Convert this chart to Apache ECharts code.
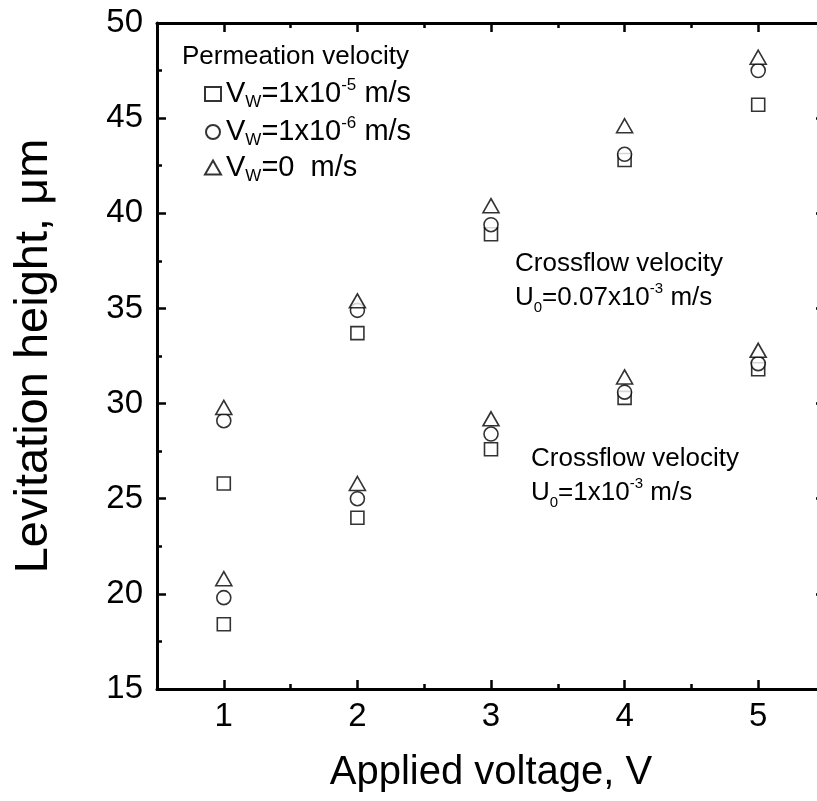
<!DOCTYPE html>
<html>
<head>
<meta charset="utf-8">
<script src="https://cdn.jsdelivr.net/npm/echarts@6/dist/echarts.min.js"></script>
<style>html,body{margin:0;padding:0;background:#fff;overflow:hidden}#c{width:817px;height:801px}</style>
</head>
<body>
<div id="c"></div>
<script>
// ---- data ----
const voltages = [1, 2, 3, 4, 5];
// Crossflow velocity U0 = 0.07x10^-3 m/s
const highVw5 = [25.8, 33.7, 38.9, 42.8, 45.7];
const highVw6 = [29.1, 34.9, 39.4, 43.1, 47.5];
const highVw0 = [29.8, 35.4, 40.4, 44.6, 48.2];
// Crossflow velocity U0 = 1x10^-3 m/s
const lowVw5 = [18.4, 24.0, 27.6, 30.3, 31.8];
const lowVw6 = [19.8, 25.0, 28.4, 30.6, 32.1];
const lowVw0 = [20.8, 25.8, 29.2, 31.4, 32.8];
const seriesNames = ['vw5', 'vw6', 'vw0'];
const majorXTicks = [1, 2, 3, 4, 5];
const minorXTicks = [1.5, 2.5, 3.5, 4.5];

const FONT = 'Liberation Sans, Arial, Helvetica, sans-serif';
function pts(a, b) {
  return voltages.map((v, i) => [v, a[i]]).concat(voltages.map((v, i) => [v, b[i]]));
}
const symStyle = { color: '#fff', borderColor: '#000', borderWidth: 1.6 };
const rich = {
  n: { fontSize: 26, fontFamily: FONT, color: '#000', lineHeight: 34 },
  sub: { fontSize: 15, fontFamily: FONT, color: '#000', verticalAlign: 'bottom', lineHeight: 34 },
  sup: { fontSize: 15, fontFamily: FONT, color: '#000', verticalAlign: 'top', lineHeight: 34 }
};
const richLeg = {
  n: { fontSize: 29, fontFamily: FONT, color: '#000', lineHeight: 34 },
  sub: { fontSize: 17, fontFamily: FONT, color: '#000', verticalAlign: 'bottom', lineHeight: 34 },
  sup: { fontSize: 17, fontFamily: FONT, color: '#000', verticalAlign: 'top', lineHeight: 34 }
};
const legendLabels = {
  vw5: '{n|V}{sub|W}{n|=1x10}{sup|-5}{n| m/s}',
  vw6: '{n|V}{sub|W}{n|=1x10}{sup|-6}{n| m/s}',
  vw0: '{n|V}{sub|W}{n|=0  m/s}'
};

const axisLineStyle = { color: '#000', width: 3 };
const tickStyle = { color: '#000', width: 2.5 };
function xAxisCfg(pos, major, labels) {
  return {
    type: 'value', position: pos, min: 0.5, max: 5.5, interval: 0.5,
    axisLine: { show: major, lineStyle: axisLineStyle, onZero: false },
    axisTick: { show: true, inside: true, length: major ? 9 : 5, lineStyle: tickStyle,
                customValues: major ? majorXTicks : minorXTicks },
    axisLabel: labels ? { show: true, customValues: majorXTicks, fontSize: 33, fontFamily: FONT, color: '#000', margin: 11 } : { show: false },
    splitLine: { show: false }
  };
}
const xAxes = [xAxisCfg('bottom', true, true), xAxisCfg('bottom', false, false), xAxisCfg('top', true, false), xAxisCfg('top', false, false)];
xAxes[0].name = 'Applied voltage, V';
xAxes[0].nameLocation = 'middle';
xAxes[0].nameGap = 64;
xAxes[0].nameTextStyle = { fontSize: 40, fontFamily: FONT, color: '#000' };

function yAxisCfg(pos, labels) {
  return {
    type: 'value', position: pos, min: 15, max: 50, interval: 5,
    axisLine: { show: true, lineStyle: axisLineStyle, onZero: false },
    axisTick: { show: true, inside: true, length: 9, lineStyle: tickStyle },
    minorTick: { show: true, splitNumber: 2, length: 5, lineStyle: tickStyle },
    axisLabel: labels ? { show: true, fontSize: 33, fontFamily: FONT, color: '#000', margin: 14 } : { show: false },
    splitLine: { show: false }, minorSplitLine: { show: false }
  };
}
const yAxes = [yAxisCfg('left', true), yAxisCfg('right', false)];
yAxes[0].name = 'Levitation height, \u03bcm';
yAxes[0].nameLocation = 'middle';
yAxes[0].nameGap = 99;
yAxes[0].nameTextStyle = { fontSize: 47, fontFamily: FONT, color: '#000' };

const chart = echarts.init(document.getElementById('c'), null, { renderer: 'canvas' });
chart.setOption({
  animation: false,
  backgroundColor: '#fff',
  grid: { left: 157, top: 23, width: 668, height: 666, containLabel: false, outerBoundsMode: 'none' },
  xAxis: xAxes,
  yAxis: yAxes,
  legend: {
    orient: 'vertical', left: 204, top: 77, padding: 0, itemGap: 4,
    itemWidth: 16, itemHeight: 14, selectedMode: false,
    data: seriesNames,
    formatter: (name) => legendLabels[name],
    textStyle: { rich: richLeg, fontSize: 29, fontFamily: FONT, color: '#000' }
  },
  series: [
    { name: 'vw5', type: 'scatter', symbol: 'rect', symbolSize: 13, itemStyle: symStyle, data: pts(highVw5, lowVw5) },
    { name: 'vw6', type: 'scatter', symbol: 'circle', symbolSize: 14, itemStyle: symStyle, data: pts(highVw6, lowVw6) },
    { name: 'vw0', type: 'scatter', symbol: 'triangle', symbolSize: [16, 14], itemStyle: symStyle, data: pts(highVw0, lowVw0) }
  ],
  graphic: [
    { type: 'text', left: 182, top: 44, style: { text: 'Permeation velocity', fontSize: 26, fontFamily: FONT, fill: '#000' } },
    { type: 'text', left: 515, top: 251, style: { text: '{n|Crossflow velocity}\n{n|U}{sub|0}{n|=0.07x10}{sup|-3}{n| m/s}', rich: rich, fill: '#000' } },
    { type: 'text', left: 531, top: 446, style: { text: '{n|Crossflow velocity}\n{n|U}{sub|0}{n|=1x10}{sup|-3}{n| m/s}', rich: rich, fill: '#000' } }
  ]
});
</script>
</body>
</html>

# # # # #

TASK DIRECTIONS: All of the lines above should be printed exactly, minus the pictures.

EXERCISE RESULT:
Convert this chart to Apache ECharts code.
<!DOCTYPE html>
<html>
<head>
<meta charset="utf-8">
<script src="https://cdn.jsdelivr.net/npm/echarts@6/dist/echarts.min.js"></script>
<style>html,body{margin:0;padding:0;background:#fff;overflow:hidden}#c{width:817px;height:801px}</style>
</head>
<body>
<div id="c"></div>
<script>
// ---- data ----
const voltages = [1, 2, 3, 4, 5];
// Crossflow velocity U0 = 0.07x10^-3 m/s
const highVw5 = [25.8, 33.7, 38.9, 42.8, 45.7];
const highVw6 = [29.1, 34.9, 39.4, 43.1, 47.5];
const highVw0 = [29.8, 35.4, 40.4, 44.6, 48.2];
// Crossflow velocity U0 = 1x10^-3 m/s
const lowVw5 = [18.4, 24.0, 27.6, 30.3, 31.8];
const lowVw6 = [19.8, 25.0, 28.4, 30.6, 32.1];
const lowVw0 = [20.8, 25.8, 29.2, 31.4, 32.8];
const seriesNames = ['vw5', 'vw6', 'vw0'];
const majorXTicks = [1, 2, 3, 4, 5];
const minorXTicks = [1.5, 2.5, 3.5, 4.5];

const FONT = 'Liberation Sans, Arial, Helvetica, sans-serif';
function pts(a, b) {
  return voltages.map((v, i) => [v, a[i]]).concat(voltages.map((v, i) => [v, b[i]]));
}
const symStyle = { color: '#fff', borderColor: '#000', borderWidth: 1.6 };
const rich = {
  n: { fontSize: 26, fontFamily: FONT, color: '#000', lineHeight: 34 },
  sub: { fontSize: 15, fontFamily: FONT, color: '#000', verticalAlign: 'bottom', lineHeight: 34 },
  sup: { fontSize: 15, fontFamily: FONT, color: '#000', verticalAlign: 'top', lineHeight: 34 }
};
const richLeg = {
  n: { fontSize: 29, fontFamily: FONT, color: '#000', lineHeight: 34 },
  sub: { fontSize: 17, fontFamily: FONT, color: '#000', verticalAlign: 'bottom', lineHeight: 34 },
  sup: { fontSize: 17, fontFamily: FONT, color: '#000', verticalAlign: 'top', lineHeight: 34 }
};
const legendLabels = {
  vw5: '{n|V}{sub|W}{n|=1x10}{sup|-5}{n| m/s}',
  vw6: '{n|V}{sub|W}{n|=1x10}{sup|-6}{n| m/s}',
  vw0: '{n|V}{sub|W}{n|=0  m/s}'
};

const axisLineStyle = { color: '#000', width: 3 };
const tickStyle = { color: '#000', width: 2.5 };
function xAxisCfg(pos, major, labels) {
  return {
    type: 'value', position: pos, min: 0.5, max: 5.5, interval: 0.5,
    axisLine: { show: major, lineStyle: axisLineStyle, onZero: false },
    axisTick: { show: true, inside: true, length: major ? 9 : 5, lineStyle: tickStyle,
                customValues: major ? majorXTicks : minorXTicks },
    axisLabel: labels ? { show: true, customValues: majorXTicks, fontSize: 33, fontFamily: FONT, color: '#000', margin: 11 } : { show: false },
    splitLine: { show: false }
  };
}
const xAxes = [xAxisCfg('bottom', true, true), xAxisCfg('bottom', false, false), xAxisCfg('top', true, false), xAxisCfg('top', false, false)];
xAxes[0].name = 'Applied voltage, V';
xAxes[0].nameLocation = 'middle';
xAxes[0].nameGap = 64;
xAxes[0].nameTextStyle = { fontSize: 40, fontFamily: FONT, color: '#000' };

function yAxisCfg(pos, labels) {
  return {
    type: 'value', position: pos, min: 15, max: 50, interval: 5,
    axisLine: { show: true, lineStyle: axisLineStyle, onZero: false },
    axisTick: { show: true, inside: true, length: 9, lineStyle: tickStyle },
    minorTick: { show: true, splitNumber: 2, length: 5, lineStyle: tickStyle },
    axisLabel: labels ? { show: true, fontSize: 33, fontFamily: FONT, color: '#000', margin: 14 } : { show: false },
    splitLine: { show: false }, minorSplitLine: { show: false }
  };
}
const yAxes = [yAxisCfg('left', true), yAxisCfg('right', false)];
yAxes[0].name = 'Levitation height, \u03bcm';
yAxes[0].nameLocation = 'middle';
yAxes[0].nameGap = 99;
yAxes[0].nameTextStyle = { fontSize: 47, fontFamily: FONT, color: '#000' };

const chart = echarts.init(document.getElementById('c'), null, { renderer: 'canvas' });
chart.setOption({
  animation: false,
  backgroundColor: '#fff',
  grid: { left: 157, top: 23, width: 668, height: 666, containLabel: false, outerBoundsMode: 'none' },
  xAxis: xAxes,
  yAxis: yAxes,
  legend: {
    orient: 'vertical', left: 204, top: 77, padding: 0, itemGap: 4,
    itemWidth: 16, itemHeight: 14, selectedMode: false,
    data: seriesNames,
    formatter: (name) => legendLabels[name],
    textStyle: { rich: richLeg, fontSize: 29, fontFamily: FONT, color: '#000' }
  },
  series: [
    { name: 'vw5', type: 'scatter', symbol: 'rect', symbolSize: 13, itemStyle: symStyle, data: pts(highVw5, lowVw5) },
    { name: 'vw6', type: 'scatter', symbol: 'circle', symbolSize: 14, itemStyle: symStyle, data: pts(highVw6, lowVw6) },
    { name: 'vw0', type: 'scatter', symbol: 'triangle', symbolSize: [16, 14], itemStyle: symStyle, data: pts(highVw0, lowVw0) }
  ],
  graphic: [
    { type: 'text', left: 182, top: 44, style: { text: 'Permeation velocity', fontSize: 26, fontFamily: FONT, fill: '#000' } },
    { type: 'text', left: 515, top: 251, style: { text: '{n|Crossflow velocity}\n{n|U}{sub|0}{n|=0.07x10}{sup|-3}{n| m/s}', rich: rich, fill: '#000' } },
    { type: 'text', left: 531, top: 446, style: { text: '{n|Crossflow velocity}\n{n|U}{sub|0}{n|=1x10}{sup|-3}{n| m/s}', rich: rich, fill: '#000' } }
  ]
});
</script>
</body>
</html>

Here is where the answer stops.